John David Washington and Elizabeth Debicki in "Tenet," now available for private screenings.

Right now, AMC, Cinemark and the Alamo Drafthouse chains are all offering great, specific programs for rentals. Once Regal reopens, they might offer something similar? We hope so. Here's a breakdown of the current options:

AMC Private Movie Showing

Up to 20 people, in AMC's trademarked Safe & Clean auditoriums, and there's an easy fill-out-form to reserve a space and time. Movie options include new releases like "Tenet" and "The War with Grandpa," or classics like "Jurassic Park" and "The Conjuring" and the currently retro-hot "Hocus Pocus." Price starts at $99.

© Buena Vista/courtesy Everett Collection

Kathy Najimy, Bette Midler and Sarah Jessica Parker in the 1993…er, 2020, Halloween hit "Hocus Pocus."

Note to exhibitors and studios: Open up those studio vaults! There's a hundred years of IP there, and consumers would love to program your space with whatever comes to mind.

Note to online ticketers: Make this an easy option for consumers to pick their favorite theaters and create their own movie screenings, or see others' events (if the hosts are willing to share their limited capacity screenings).

Cinemark Watch Parties

Private screenings up to 20 people, price ranges from $99 - $149. Current releases are available like "Tenet" and "Honest Thief." Classics are available including "Beetlejuice" and "Back to the Future"…and of course, "Hocus Pocus."

If you've never seen "Back to the Future" on a big screen with awesome sound alongside your family, friends…or maybe just yourself…now's the time.

© MCA/Universal Pictures/Courtesy: Everett Collection

Christopher Lloyd and Michael J. Fox in "Back to the Future," perfect for big screen spectacle, holiday movie viewing.

Note to streamers, theater owners and tv, music, gaming industries: Where you can, if you can, we're certain fans in your community would love to use an awesome theater and sound system as a regular place for experiencing content together.

Alamo – Own an Alamo Drafthouse

Reservations for a screening room start at $150 (higher for new releases), and require each person to buy a ticket, and there's a $150 food and drink minimum overall. 20 – 30 people are allowed in the theater. The movie selection is diverse…"E.T.," "The Big Lebowski," "The Iron Giant"…plus all the current box office flicks…and "Hocus Pocus."

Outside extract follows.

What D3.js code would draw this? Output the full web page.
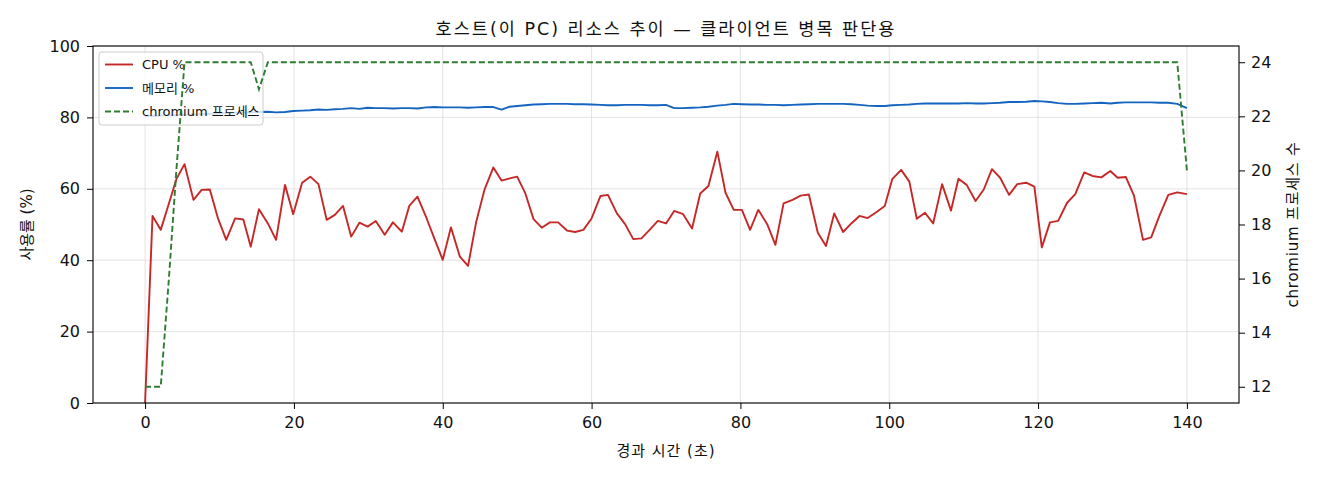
<!DOCTYPE html>
<html>
<head>
<meta charset="utf-8">
<script src="https://cdn.jsdelivr.net/npm/d3@7"></script>
<style>
  body { margin: 0; background: #fff; }
  svg { display: block; }
  text { font-family: "DejaVu Sans", "Noto Sans CJK KR", sans-serif; fill: #111; }
</style>
</head>
<body>
<script>
//Data (elapsed seconds)
const times = [
  0, 1.0, 2.1, 3.2, 4.2, 5.3, 6.5, 7.6, 8.7, 9.8,
  10.9, 12.1, 13.2, 14.2, 15.3, 16.5, 17.6, 18.8, 19.9, 21.1,
  22.2, 23.3, 24.4, 25.5, 26.6, 27.7, 28.8, 29.9, 31.0, 32.2,
  33.3, 34.5, 35.5, 36.6, 37.8, 38.9, 40.0, 41.1, 42.3, 43.4,
  44.5, 45.6, 46.8, 47.9, 49.0, 50.0, 51.1, 52.2, 53.3, 54.4,
  55.5, 56.7, 57.8, 58.9, 60.0, 61.2, 62.2, 63.4, 64.5, 65.6,
  66.7, 67.8, 68.9, 70.0, 71.1, 72.3, 73.5, 74.6, 75.7, 76.9,
  78.0, 79.1, 80.2, 81.3, 82.4, 83.6, 84.7, 85.8, 87.0, 88.1,
  89.2, 90.4, 91.5, 92.6, 93.8, 94.9, 96.0, 97.1, 98.3, 99.4,
  100.4, 101.6, 102.7, 103.7, 104.8, 105.9, 107.1, 108.3, 109.3, 110.4,
  111.6, 112.7, 113.8, 114.9, 116.1, 117.2, 118.4, 119.5, 120.5, 121.6,
  122.7, 123.9, 125.0, 126.2, 127.3, 128.5, 129.7, 130.7, 131.8, 132.9,
  134.1, 135.2, 136.3, 137.5, 138.7, 140.0
];

const cpuPct = [
  0, 52.4, 48.5, 55.9, 62.7, 66.9, 56.9, 59.7, 59.8, 51.7,
  45.7, 51.7, 51.4, 43.8, 54.3, 50.3, 45.7, 61.1, 52.9, 61.7,
  63.4, 61.3, 51.3, 52.7, 55.2, 46.6, 50.5, 49.4, 51.0, 47.1,
  50.6, 48.0, 55.2, 57.8, 51.9, 45.9, 40.1, 49.2, 41.0, 38.4,
  50.8, 59.7, 66.0, 62.3, 62.9, 63.4, 58.7, 51.5, 49.1, 50.6,
  50.6, 48.3, 47.9, 48.5, 51.7, 58.0, 58.3, 53.1, 50.1, 45.9,
  46.1, 48.5, 51.0, 50.3, 53.8, 52.9, 48.9, 58.7, 60.8, 70.4,
  58.9, 54.1, 54.1, 48.5, 54.1, 50.1, 44.3, 55.9, 56.9, 58.1,
  58.4, 47.7, 44.0, 53.1, 47.9, 50.3, 52.4, 51.8, 53.5, 55.2,
  62.7, 65.3, 62.0, 51.6, 53.3, 50.3, 61.3, 53.9, 62.8, 61.1,
  56.6, 59.8, 65.5, 63.1, 58.3, 61.3, 61.7, 60.6, 43.6, 50.6,
  51.0, 56.1, 58.5, 64.6, 63.6, 63.2, 65.0, 63.1, 63.3, 58.0,
  45.7, 46.4, 52.4, 58.3, 59.0, 58.5
];

const memPct = [
  80.4, 80.4, 80.5, 80.6, 80.6, 80.7, 80.8, 80.9, 81.0, 81.1,
  81.2, 81.3, 81.4, 81.4, 81.5, 81.6, 81.4, 81.5, 81.8, 81.9,
  82.0, 82.2, 82.1, 82.3, 82.4, 82.6, 82.4, 82.7, 82.6, 82.6,
  82.5, 82.6, 82.6, 82.5, 82.8, 82.9, 82.8, 82.8, 82.8, 82.7,
  82.8, 82.9, 82.9, 82.2, 83.0, 83.2, 83.4, 83.6, 83.7, 83.8,
  83.8, 83.8, 83.7, 83.7, 83.6, 83.5, 83.4, 83.4, 83.5, 83.5,
  83.5, 83.4, 83.4, 83.5, 82.6, 82.6, 82.7, 82.8, 83.0, 83.3,
  83.5, 83.8, 83.7, 83.6, 83.6, 83.5, 83.5, 83.4, 83.5, 83.6,
  83.7, 83.8, 83.8, 83.8, 83.8, 83.7, 83.5, 83.3, 83.2, 83.2,
  83.4, 83.5, 83.6, 83.8, 83.9, 83.9, 83.9, 83.9, 83.9, 84.0,
  83.9, 83.9, 84.0, 84.1, 84.3, 84.3, 84.4, 84.6, 84.5, 84.3,
  84.0, 83.8, 83.8, 83.9, 84.0, 84.1, 83.9, 84.1, 84.2, 84.2,
  84.2, 84.2, 84.1, 84.1, 83.8, 82.6
];

const chromiumCount = [
  12, 12, 12, 16, 20, 24, 24, 24, 24, 24,
  24, 24, 24, 24, 23, 24, 24, 24, 24, 24,
  24, 24, 24, 24, 24, 24, 24, 24, 24, 24,
  24, 24, 24, 24, 24, 24, 24, 24, 24, 24,
  24, 24, 24, 24, 24, 24, 24, 24, 24, 24,
  24, 24, 24, 24, 24, 24, 24, 24, 24, 24,
  24, 24, 24, 24, 24, 24, 24, 24, 24, 24,
  24, 24, 24, 24, 24, 24, 24, 24, 24, 24,
  24, 24, 24, 24, 24, 24, 24, 24, 24, 24,
  24, 24, 24, 24, 24, 24, 24, 24, 24, 24,
  24, 24, 24, 24, 24, 24, 24, 24, 24, 24,
  24, 24, 24, 24, 24, 24, 24, 24, 24, 24,
  24, 24, 24, 24, 24, 20
];

const xTicks = [0, 20, 40, 60, 80, 100, 120, 140];
const yLeftTicks = [0, 20, 40, 60, 80, 100];
const yRightTicks = [12, 14, 16, 18, 20, 22, 24];

const titleText = "호스트(이 PC) 리소스 추이 — 클라이언트 병목 판단용";
const xLabel = "경과 시간 (초)";
const yLeftLabel = "사용률 (%)";
const yRightLabel = "chromium 프로세스 수";
const legendNames = ["CPU %", "메모리 %", "chromium 프로세스"];

//Svg creation
const width = 1320;
const height = 480;
const margin = {top: 46, right: 81, bottom: 77, left: 93};
const innerW = width - margin.left - margin.right;
const innerH = height - margin.top - margin.bottom;

const svg = d3.select("body")
  .append("svg")
  .attr("width", width)
  .attr("height", height);

const g = svg.append("g")
  .attr("transform", `translate(${margin.left},${margin.top})`);

//Scales
const x = d3.scaleLinear().domain([-7, 147]).range([0, innerW]);
const yL = d3.scaleLinear().domain([0, 100]).range([innerH, 0]);
const yR = d3.scaleLinear().domain([11.4, 24.6]).range([innerH, 0]);

//Grid
g.append("g")
  .selectAll("line")
  .data(xTicks)
  .join("line")
  .attr("x1", d => x(d)).attr("x2", d => x(d))
  .attr("y1", 0).attr("y2", innerH)
  .attr("stroke", "#dcdcdc").attr("stroke-width", 0.8);

g.append("g")
  .selectAll("line")
  .data(yLeftTicks)
  .join("line")
  .attr("x1", 0).attr("x2", innerW)
  .attr("y1", d => yL(d)).attr("y2", d => yL(d))
  .attr("stroke", "#dcdcdc").attr("stroke-width", 0.8);

//Lines
const rows = times.map((t, i) => ({t, cpu: cpuPct[i], mem: memPct[i], chr: chromiumCount[i]}));

const cpuLine = d3.line().x(d => x(d.t)).y(d => yL(d.cpu));
const memLine = d3.line().x(d => x(d.t)).y(d => yL(d.mem));
const chrLine = d3.line().x(d => x(d.t)).y(d => yR(d.chr));

const colors = {cpu: "#c62828", mem: "#1565c0", chr: "#2e7d32"};

g.append("path").datum(rows).attr("d", cpuLine)
  .attr("fill", "none").attr("stroke", colors.cpu).attr("stroke-width", 1.9)
  .attr("stroke-linejoin", "round");
g.append("path").datum(rows).attr("d", memLine)
  .attr("fill", "none").attr("stroke", colors.mem).attr("stroke-width", 1.9)
  .attr("stroke-linejoin", "round");

//Legend (belongs to left axis, the twin axis line draws over it)
const legend = g.append("g").attr("transform", "translate(6,6)");
legend.append("rect")
  .attr("width", 164).attr("height", 73).attr("rx", 3)
  .attr("fill", "rgba(255,255,255,0.8)").attr("stroke", "#ccc").attr("stroke-width", 1);

const legendItems = [
  {name: legendNames[0], color: colors.cpu, dash: null},
  {name: legendNames[1], color: colors.mem, dash: null},
  {name: legendNames[2], color: colors.chr, dash: "6,3"}
];

const item = legend.selectAll("g.item")
  .data(legendItems)
  .join("g")
  .attr("class", "item")
  .attr("transform", (d, i) => `translate(0,${12.5 + i * 23.5})`);

item.append("line")
  .attr("x1", 6).attr("x2", 34)
  .attr("stroke", d => d.color).attr("stroke-width", 1.9)
  .attr("stroke-dasharray", d => d.dash);

item.append("text")
  .attr("x", 43).attr("dy", "0.35em")
  .style("font-size", "13px")
  .text(d => d.name);

g.append("path").datum(rows).attr("d", chrLine)
  .attr("fill", "none").attr("stroke", colors.chr).attr("stroke-width", 1.9)
  .attr("stroke-dasharray", "6,3");

//Axes
const fontSize = "16px";
const xAxis = g.append("g")
  .attr("transform", `translate(0,${innerH})`)
  .call(d3.axisBottom(x).tickValues(xTicks).tickSize(6).tickPadding(8));
const yAxisL = g.append("g")
  .call(d3.axisLeft(yL).tickValues(yLeftTicks).tickSize(6).tickPadding(7));
const yAxisR = g.append("g")
  .attr("transform", `translate(${innerW},0)`)
  .call(d3.axisRight(yR).tickValues(yRightTicks).tickSize(6).tickPadding(6));

[xAxis, yAxisL, yAxisR].forEach(a => {
  a.select(".domain").remove();
  a.selectAll(".tick line").attr("stroke", "#000").attr("stroke-width", 1);
  a.selectAll(".tick text").style("font-size", fontSize)
    .style("font-family", "'DejaVu Sans', sans-serif").attr("fill", "#111");
});

//Frame
g.append("rect")
  .attr("width", innerW).attr("height", innerH)
  .attr("fill", "none").attr("stroke", "#000").attr("stroke-width", 1.1);

//Labels
svg.append("text")
  .attr("x", margin.left + innerW / 2).attr("y", 35)
  .attr("text-anchor", "middle").style("font-size", "17.5px")
  .style("letter-spacing", "2px")
  .text(titleText);

svg.append("text")
  .attr("x", margin.left + innerW / 2).attr("y", 456)
  .attr("text-anchor", "middle").style("font-size", "15px")
  .style("letter-spacing", "1px")
  .text(xLabel);

svg.append("text")
  .attr("transform", `translate(32,${margin.top + innerH / 2}) rotate(-90)`)
  .attr("text-anchor", "middle").style("font-size", "15px")
  .text(yLeftLabel);

svg.append("text")
  .attr("transform", `translate(1298,${margin.top + innerH / 2}) rotate(-90)`)
  .attr("text-anchor", "middle").style("font-size", "15px")
  .style("letter-spacing", "0.8px")
  .text(yRightLabel);
</script>
</body>
</html>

Note to the theaters and online ticketers: Why not let creative programmers propose potential screenings to the community and see who else out there is game? Once they hit that 20 – 30 people maximum, done, the event's a go.

Right now, movie theater rentals are big for the chains because the theaters are thinking of all the ways to get folks into their business so that the industry itself will survive.

However, there's an opportunity here that can help theaters even post pandemic. Besides just the regular moviegoing for big tentpoles, which hopefully will return at some point, theaters would be wise to evolve and innovate, and allow those who cherish community and experience (and yes, movie theaters, too) to participate in the space by programming it -- in a way that complements how they navigate everything else in our modern world, including their choice for streaming and subscriptions.

AMC has their A-List subscriber program, but the streamers themselves could also consider higher-tiered subscriptions that allow those subscribers to view or propose viewings (with other subscribers) of their content on the big screen (again, post pandemic) – which can fuel more viewing online and off. Also, higher-tiered subscriptions could include quick data surveys/reviews for those who watch in cinema, post screening…more money and data for streamers...what's the downside?

Theater owners should also be more proactive to align with other industries and consider more direct advertising straight to their local communities (seriously, have any of the chains ever produced their own television ads?). One thing the pandemic has proven is that exhibition is extremely reliant on the movie studios for product and marketing. Does it have to be that way?

After all the work that has been done to upgrade theaters for safety and comfort, they are deserving of the most bold and creative solutions to support them.